There’s a fine line between giving shoppers what they want and creeping them out. A new report, “2018 CX Trends Report,” released by InMoment, an experience management company, revealed that personalization features distressed 75 percent of consumers. And brands know they’re guilty of overstepping — 40 percent admitted to sketchy behavior, proving the widening gap between merchants and brands.
“Whether it’s how brands are using personal information or the impact of missed expectations, companies continue to underestimate their customers. Today’s consumers are savvy, they want to be included in decisions, they want transparency, and they want real value in exchange for sharing personal information or spending their money,” said Brennan Wilkie, senior vice president of customer experience at InMoment. “The brands that see the new landscape as an opportunity instead of a burden and focus their efforts on building authentic relationships with customers are seeing massive benefits.”

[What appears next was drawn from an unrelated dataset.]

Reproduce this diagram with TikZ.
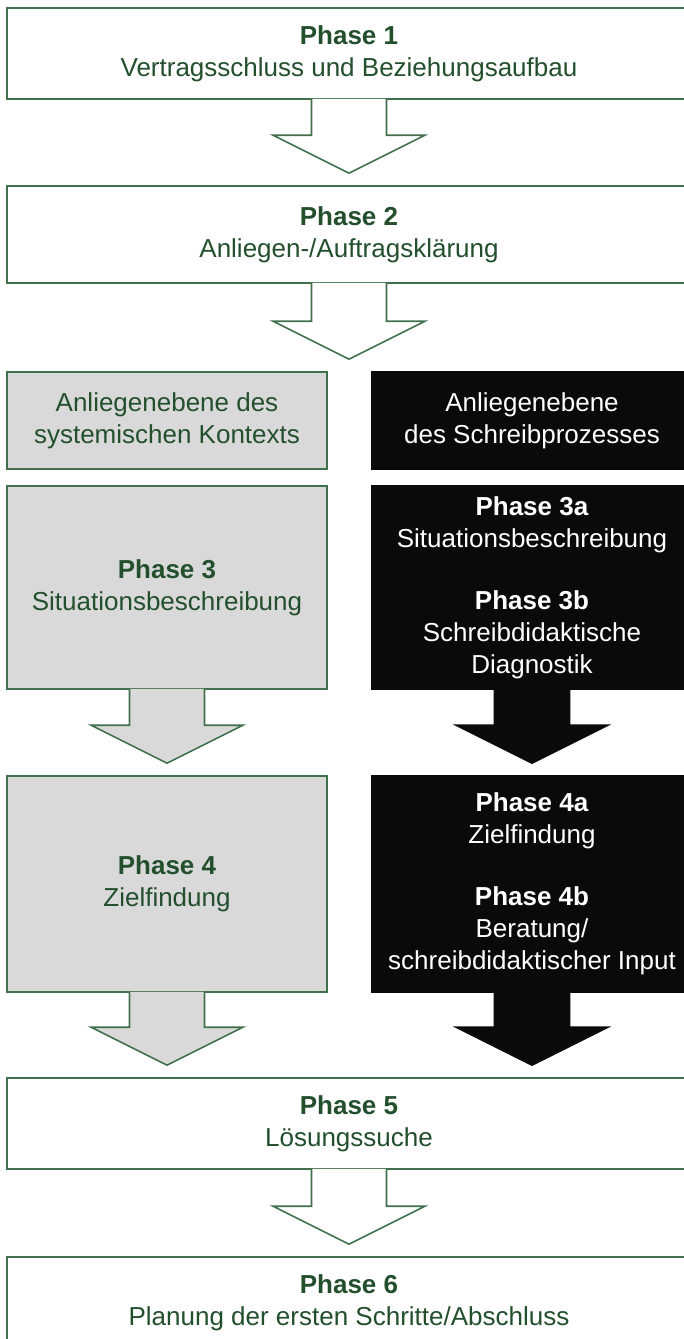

For the purpose of the survey, InMoment polled 2,000 consumers and 1,000 brands in the U.S. regarding memorability, personalization, new technologies and other aspects of the current consumer experience.
In addition to securing a reputation for being sketchy, brands also risk losing consumers if they have experiences that are overly intrusive. According to the research, 22 percent of consumers reported that they would opt to purchase alternative brands should they have a lackluster experience. But perhaps even more damaging, the survey found that not only will shoppers bring their business elsewhere, they’ll tell their friends, too.
“One in five will tell friends, while one in ten will share Big Brother-type experiences on social media,” the report said. “And many will compound the negative impact — leaving a brand and telling their friends, leading to lost customers and reputation.”
The research also debunked myths surrounding the all-powerful Millennial shopper. According to the research, Millennials are the most wary about sharing personal data — 22 percent of Millennials reported creepy experiences, compared to 13 percent of Baby Boomers. Of course, it should be considered that Millennials are more active in the digital shopping arena than older generations.
The most guilty brands and retailers tend to be of the online-only variety. Twenty-seven percent of Millennials reported e-tailer features as distressing.
And while it may be appealing to fully digitize in-store experiences and enhance online channels with artificial intelligence, the research findings suggest that consumers still prefer dealing with humans.
“More than six out of ten (65 percent) of consumers report that ‘staff interaction’ highly influenced their decision to buy more products from a brand, while another 65 percent reported that access to educators and experts is highly influential,” the report said.
Alternatively, the report found that subpar interactions with store associates can destroy a brand experience. Seventy-four percent of consumers polled named poor interactions with staff as the main factor in a lackluster brand experience.